══ Material for the task ══

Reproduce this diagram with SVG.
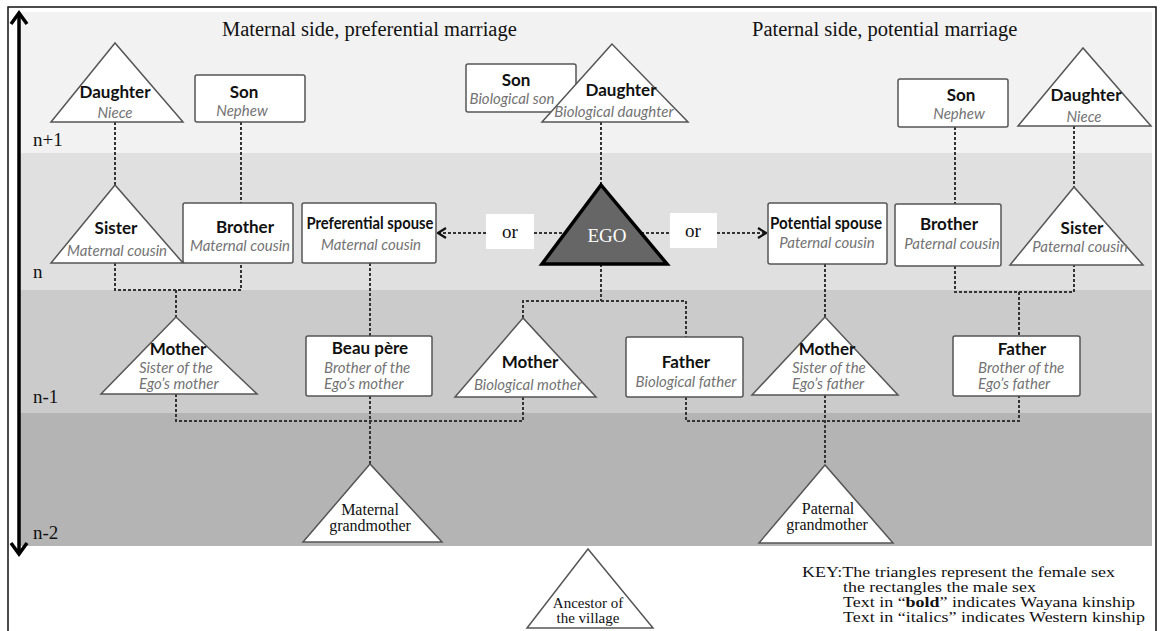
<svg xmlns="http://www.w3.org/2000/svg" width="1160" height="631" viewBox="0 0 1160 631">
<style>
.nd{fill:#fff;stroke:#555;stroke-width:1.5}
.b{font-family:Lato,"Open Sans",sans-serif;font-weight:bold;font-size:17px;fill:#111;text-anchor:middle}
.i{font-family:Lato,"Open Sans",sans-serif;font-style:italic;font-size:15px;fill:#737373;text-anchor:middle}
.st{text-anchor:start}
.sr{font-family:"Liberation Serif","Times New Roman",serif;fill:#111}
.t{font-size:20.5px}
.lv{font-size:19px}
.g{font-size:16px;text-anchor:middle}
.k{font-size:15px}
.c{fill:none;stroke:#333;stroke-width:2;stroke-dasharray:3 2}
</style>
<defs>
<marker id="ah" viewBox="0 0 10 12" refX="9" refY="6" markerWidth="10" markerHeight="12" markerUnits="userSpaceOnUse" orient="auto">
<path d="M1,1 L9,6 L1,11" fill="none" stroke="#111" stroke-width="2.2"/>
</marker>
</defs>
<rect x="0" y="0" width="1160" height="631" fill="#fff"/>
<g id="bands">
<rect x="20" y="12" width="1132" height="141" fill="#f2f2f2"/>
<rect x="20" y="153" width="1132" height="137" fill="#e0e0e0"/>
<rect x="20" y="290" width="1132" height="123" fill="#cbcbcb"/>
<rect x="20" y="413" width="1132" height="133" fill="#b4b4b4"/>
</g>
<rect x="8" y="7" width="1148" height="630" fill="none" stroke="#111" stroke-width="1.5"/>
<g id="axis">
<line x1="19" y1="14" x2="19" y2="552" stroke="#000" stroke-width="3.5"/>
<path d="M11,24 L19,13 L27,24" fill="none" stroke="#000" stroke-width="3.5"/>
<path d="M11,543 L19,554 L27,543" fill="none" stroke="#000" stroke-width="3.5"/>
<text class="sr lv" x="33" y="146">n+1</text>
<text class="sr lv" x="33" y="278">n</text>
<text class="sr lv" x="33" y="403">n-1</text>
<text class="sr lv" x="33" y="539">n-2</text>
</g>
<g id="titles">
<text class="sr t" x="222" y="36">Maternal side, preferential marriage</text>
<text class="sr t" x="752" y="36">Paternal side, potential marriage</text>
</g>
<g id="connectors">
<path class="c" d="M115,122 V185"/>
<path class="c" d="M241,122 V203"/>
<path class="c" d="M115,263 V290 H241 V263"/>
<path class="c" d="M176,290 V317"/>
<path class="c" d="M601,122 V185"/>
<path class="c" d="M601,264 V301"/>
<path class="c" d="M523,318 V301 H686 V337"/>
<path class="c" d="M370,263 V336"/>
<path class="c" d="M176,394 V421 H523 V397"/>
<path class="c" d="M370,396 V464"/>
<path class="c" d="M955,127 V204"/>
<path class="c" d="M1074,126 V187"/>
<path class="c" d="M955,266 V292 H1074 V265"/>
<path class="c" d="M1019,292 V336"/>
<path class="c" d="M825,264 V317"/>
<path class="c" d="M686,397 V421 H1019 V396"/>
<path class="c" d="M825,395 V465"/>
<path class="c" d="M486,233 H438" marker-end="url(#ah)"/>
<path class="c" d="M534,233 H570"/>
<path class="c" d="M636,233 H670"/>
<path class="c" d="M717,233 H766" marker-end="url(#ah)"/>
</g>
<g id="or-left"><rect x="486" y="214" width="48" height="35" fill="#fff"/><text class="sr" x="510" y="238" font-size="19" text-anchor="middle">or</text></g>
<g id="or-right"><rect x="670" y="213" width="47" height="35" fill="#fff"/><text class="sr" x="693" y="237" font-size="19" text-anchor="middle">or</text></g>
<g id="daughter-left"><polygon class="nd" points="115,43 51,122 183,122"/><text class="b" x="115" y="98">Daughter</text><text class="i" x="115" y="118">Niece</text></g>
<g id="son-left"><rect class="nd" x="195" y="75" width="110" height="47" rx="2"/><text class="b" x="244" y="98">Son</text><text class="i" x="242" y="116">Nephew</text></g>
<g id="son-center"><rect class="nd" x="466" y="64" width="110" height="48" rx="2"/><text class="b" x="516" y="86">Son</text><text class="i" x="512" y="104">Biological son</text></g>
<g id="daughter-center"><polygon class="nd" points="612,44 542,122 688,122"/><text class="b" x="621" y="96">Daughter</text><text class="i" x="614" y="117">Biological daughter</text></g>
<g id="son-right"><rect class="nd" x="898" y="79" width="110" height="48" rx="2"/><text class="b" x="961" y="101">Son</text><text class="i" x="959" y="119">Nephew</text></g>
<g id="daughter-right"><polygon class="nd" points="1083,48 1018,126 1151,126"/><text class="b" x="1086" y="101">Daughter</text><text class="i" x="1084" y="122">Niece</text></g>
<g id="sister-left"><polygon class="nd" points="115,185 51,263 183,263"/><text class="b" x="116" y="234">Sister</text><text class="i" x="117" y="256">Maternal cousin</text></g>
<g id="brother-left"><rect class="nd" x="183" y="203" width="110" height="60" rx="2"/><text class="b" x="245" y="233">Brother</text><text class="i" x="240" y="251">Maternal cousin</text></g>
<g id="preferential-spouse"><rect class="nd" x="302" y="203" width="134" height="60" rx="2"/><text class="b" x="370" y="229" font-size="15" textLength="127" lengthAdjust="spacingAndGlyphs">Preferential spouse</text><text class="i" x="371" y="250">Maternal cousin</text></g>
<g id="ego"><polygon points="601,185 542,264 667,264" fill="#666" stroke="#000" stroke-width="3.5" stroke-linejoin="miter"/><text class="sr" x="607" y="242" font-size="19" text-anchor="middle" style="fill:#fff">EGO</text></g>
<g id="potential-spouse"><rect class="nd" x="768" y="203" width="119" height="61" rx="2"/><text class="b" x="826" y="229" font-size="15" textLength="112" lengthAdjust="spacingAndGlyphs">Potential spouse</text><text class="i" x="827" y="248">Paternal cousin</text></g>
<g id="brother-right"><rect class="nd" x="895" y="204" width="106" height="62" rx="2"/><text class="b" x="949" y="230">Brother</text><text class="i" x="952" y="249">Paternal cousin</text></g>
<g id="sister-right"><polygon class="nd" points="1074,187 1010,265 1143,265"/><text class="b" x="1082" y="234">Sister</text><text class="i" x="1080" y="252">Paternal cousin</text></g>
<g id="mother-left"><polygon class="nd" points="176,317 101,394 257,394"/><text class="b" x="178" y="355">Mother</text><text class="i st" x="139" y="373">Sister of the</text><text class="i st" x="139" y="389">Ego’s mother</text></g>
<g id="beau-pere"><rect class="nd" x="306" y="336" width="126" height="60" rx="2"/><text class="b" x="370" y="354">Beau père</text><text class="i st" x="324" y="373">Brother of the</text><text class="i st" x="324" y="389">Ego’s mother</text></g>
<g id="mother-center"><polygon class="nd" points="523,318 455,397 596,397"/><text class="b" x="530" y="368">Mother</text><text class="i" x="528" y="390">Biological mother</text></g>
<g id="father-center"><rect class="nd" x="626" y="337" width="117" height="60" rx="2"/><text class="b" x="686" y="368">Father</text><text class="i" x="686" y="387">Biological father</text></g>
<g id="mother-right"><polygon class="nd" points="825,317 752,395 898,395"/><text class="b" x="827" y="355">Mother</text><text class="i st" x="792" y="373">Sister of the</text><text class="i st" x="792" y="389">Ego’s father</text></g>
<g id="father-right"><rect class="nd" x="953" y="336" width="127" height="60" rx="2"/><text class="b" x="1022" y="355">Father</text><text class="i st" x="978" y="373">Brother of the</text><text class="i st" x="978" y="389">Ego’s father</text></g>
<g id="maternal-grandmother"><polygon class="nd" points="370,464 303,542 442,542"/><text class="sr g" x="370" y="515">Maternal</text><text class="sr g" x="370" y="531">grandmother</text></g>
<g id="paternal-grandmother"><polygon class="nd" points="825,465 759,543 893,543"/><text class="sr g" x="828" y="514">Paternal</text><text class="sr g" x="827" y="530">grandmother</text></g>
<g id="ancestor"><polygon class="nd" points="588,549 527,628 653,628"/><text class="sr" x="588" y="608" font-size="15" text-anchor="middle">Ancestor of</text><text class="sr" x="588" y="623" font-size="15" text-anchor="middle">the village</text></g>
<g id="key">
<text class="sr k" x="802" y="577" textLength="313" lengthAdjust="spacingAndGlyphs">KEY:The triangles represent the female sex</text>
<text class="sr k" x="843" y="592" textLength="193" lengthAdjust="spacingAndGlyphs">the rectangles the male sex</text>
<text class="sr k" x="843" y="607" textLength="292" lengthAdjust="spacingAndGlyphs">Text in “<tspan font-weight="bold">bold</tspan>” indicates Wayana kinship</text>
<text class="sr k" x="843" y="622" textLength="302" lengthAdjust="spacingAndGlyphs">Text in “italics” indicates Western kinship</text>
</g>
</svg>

═══
══ Material for the task ══

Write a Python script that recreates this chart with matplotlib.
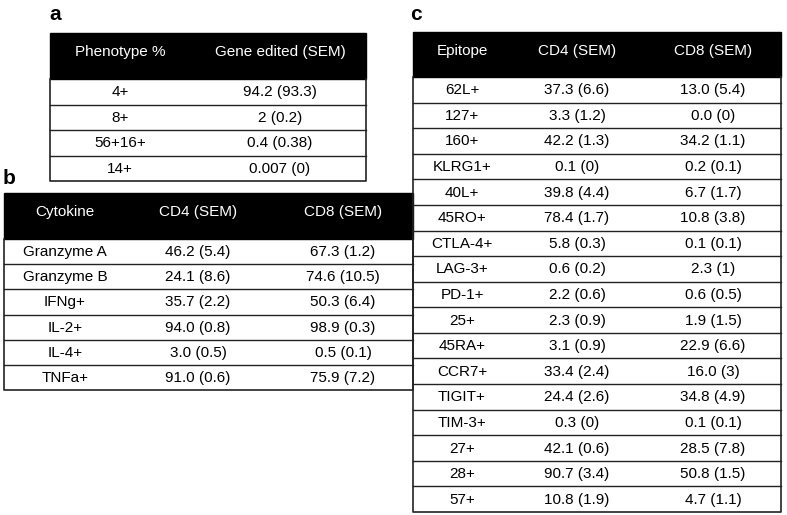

═══
══ Material for the task ══

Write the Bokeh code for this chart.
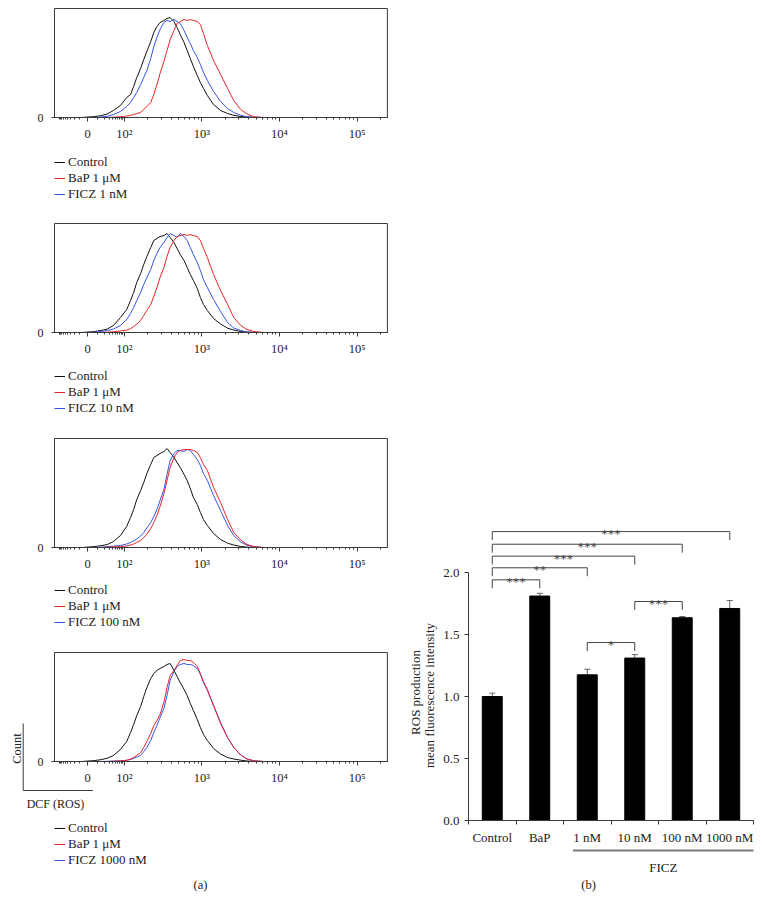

═══

Exercise aim ▸
Copy out each line of the material that holds the word "with".

Answer in full ▸
Reproduce this diagram with SVG.
Write a Python script that recreates this chart with matplotlib.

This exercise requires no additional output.